▶ [TASK DIRECTIONS]
State how many lines of the records contain the string "diagram", and give no other information.

▶ [RECORD LIST]

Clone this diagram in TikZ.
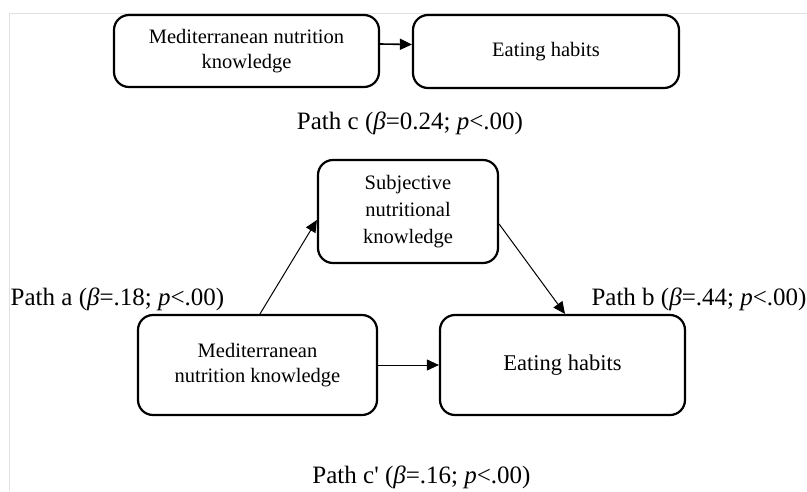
\documentclass[tikz,border=0pt]{standalone}
\usepackage{fontspec}
\setmainfont{Liberation Serif}[Ligatures=TeXOff]
\usetikzlibrary{positioning,arrows.meta}

\begin{document}
\begin{tikzpicture}[x=1pt, y=-1pt,
    box/.style={draw, line width=2.2pt, rounded corners=15pt, align=center, inner sep=0pt,
        font=\fontsize{20.5}{25}\selectfont},
    arr/.style={-{Triangle[length=12pt, width=11pt]}, line width=1pt},
    pathlbl/.style={anchor=base, inner sep=0pt, font=\fontsize{25}{30}\selectfont}]
    \useasboundingbox (0,0) rectangle (807,491);
    \draw[black!12, line width=1pt] (9,491) -- (9,13) -- (807,13);
    \node (mnk1)[box, minimum width=265pt, minimum height=72pt] at (246.5,51) {Mediterranean nutrition\\knowledge};
    \node (eh1)[box, minimum width=266pt, minimum height=73pt] at (546,51.5) {Eating habits};
    \node (snk)[box, minimum width=180pt, minimum height=103pt, font=\fontsize{20.5}{27}\selectfont] at (408,211.5) {Subjective\\nutritional\\knowledge};
    \node (mnk2)[box, minimum width=239pt, minimum height=100pt] at (257.5,365) {Mediterranean\\nutrition knowledge};
    \node (eh2)[box, minimum width=245pt, minimum height=100pt, font=\fontsize{22.5}{27}\selectfont] at (562.5,365) {Eating habits};
    \draw[arr, line width=1.6pt] ([yshift=7pt]mnk1.east) -- ([yshift=7pt]eh1.west);
    \draw[arr] ([xshift=2.5pt]mnk2.north) -- ([yshift=-8.5pt]snk.west);
    \draw[arr] ([yshift=-12.5pt]snk.east) -- ([xshift=2.5pt]eh2.north);
    \draw[arr] (mnk2.east) -- (eh2.west);
    \node (pc)[pathlbl] at (410,129) {Path c (\textit{β}=0.24; \textit{p}<.00)};
    \node (pa)[pathlbl] at (117.5,305) {Path a (\textit{β}=.18; \textit{p}<.00)};
    \node (pb)[pathlbl] at (699,305) {Path b (\textit{β}=.44; \textit{p}<.00)};
    \node (pcp)[pathlbl] at (421.5,483) {Path c' (\textit{β}=.16; \textit{p}<.00)};
\end{tikzpicture}
\end{document}
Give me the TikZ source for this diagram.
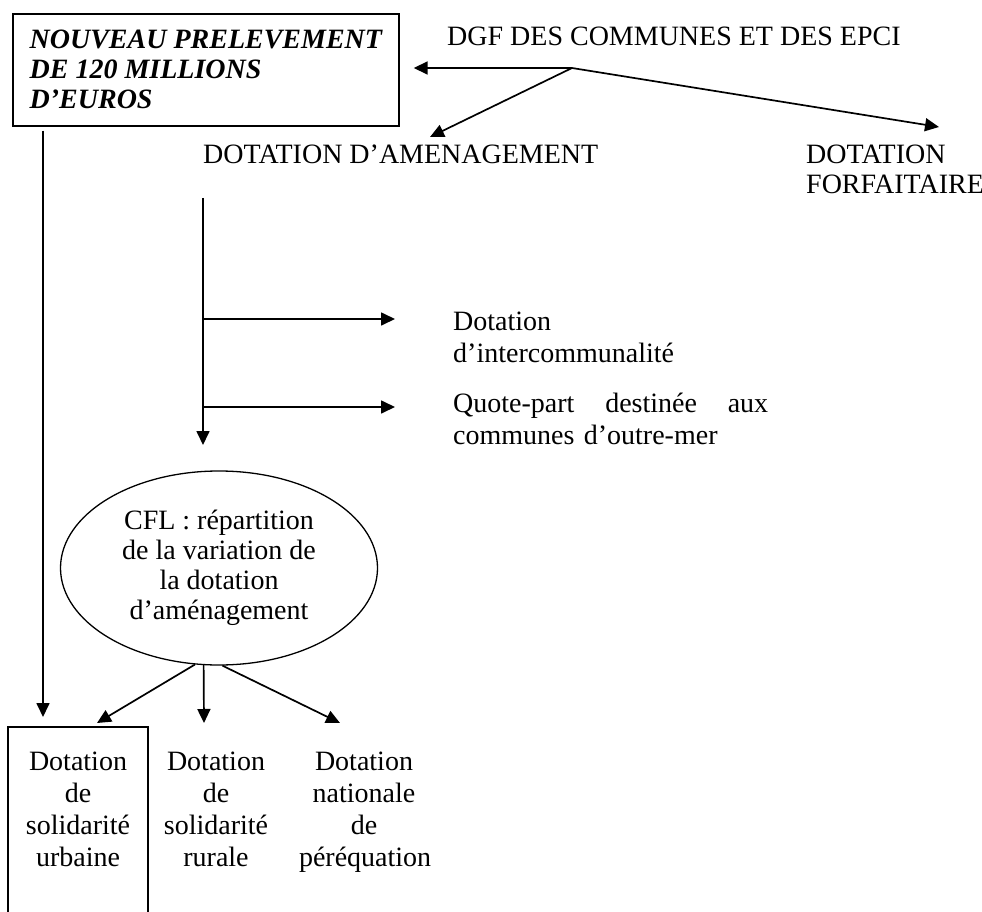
\documentclass[tikz,border=0pt]{standalone}
\usepackage{fontspec}
\setmainfont{Liberation Serif}
\usepackage{tikz}
\usetikzlibrary{arrows.meta,shapes.geometric}
\newcommand{\txtsize}{\fontsize{28}{30}\selectfont}
\newcommand{\widesize}{\fontsize{28}{32}\selectfont}
\tikzset{
  plain/.style={
    inner sep=0pt,
    font=\txtsize,
    align=left
  },
  prelbox/.style={
    rectangle,
    draw=black,
    line width=1.7pt,
    minimum width=386pt,
    minimum height=112pt,
    inner sep=0pt,
    align=left,
    font=\txtsize\bfseries\itshape
  },
  cflnode/.style={
    ellipse,
    draw=black,
    line width=1.3pt,
    minimum width=317pt,
    minimum height=194pt,
    inner sep=0pt,
    align=center,
    font=\txtsize
  },
  column/.style={
    inner sep=0pt,
    text width=130pt,
    align=center,
    font=\widesize
  },
  urbframe/.style={line width=1.3pt},
  flow/.style={-{Triangle[length=14pt,width=13pt]}, line width=1.7pt}
}
\begin{document}
\begin{tikzpicture}[x=1pt,y=-1pt]
\useasboundingbox (0,0) rectangle (982,912);
\clip (0,0) rectangle (982,912);
\node[prelbox, anchor=north west] (prel) at (12,13) {NOUVEAU PRELEVEMENT\\DE 120 MILLIONS\\D’EUROS};
\node[plain, anchor=base west] (dgf) at (447,46) {DGF DES COMMUNES ET DES EPCI};
\node[plain, anchor=base west] (amen) at (203,164) {DOTATION D’AMENAGEMENT};
\node[plain, anchor=north west] (forf) at (806,145) {DOTATION\\FORFAITAIRE};
\node[plain, anchor=north west, text width=315pt, font=\widesize] (inter) at (453,312) {Dotation\\d’intercommunalité};
\node[plain, anchor=north west, text width=315pt, font=\widesize] (qp) at (453,393) {Quote-part\hfill destinée\hfill aux\\communes d’outre-mer};
\node[cflnode] (cfl) at (219,568) {CFL : répartition\\de la variation de\\la dotation\\d’aménagement};
\node[column, anchor=north] (dsu) at (78,752) {Dotation\\de\\solidarité\\urbaine};
\node[column, anchor=north] (dsr) at (216,752) {Dotation\\de\\solidarité\\rurale};
\node[column, anchor=north] (dnp) at (364,752) {Dotation\\nationale\\de\\péréquation};
\coordinate (split) at (572,68);
\coordinate (tipamen) at (430,137);
\coordinate (tipforf) at (939,127);
\coordinate (trunk) at (203,198);
\coordinate (trunkend) at (203,445);
\coordinate (tipinter) at (395,319);
\coordinate (tipqp) at (395,407);
\coordinate (tipurb) at (43,717);
\coordinate (tipdsu) at (97,723);
\coordinate (tipdsr) at (204,723);
\coordinate (tipdnp) at (340,723);
\draw[flow, shorten >=14pt] (split) -- (prel.east |- split);
\draw[flow] (split) -- (tipamen);
\draw[flow] (split) -- (tipforf);
\draw[flow] (trunk) -- (trunkend);
\draw[flow] (trunk |- tipinter) -- (tipinter);
\draw[flow] (trunk |- tipqp) -- (tipqp);
\draw[flow, shorten <=4pt] (prel.south -| tipurb) -- (tipurb);
\draw[flow] (cfl.256) -- (tipdsu);
\draw[flow] (cfl.261) -- (tipdsr);
\draw[flow] (cfl.272) -- (tipdnp);
\draw[urbframe] (8,920) |- (148,727) -- (148,920);
\end{tikzpicture}
\end{document}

▶ [FINISHED TASK]
2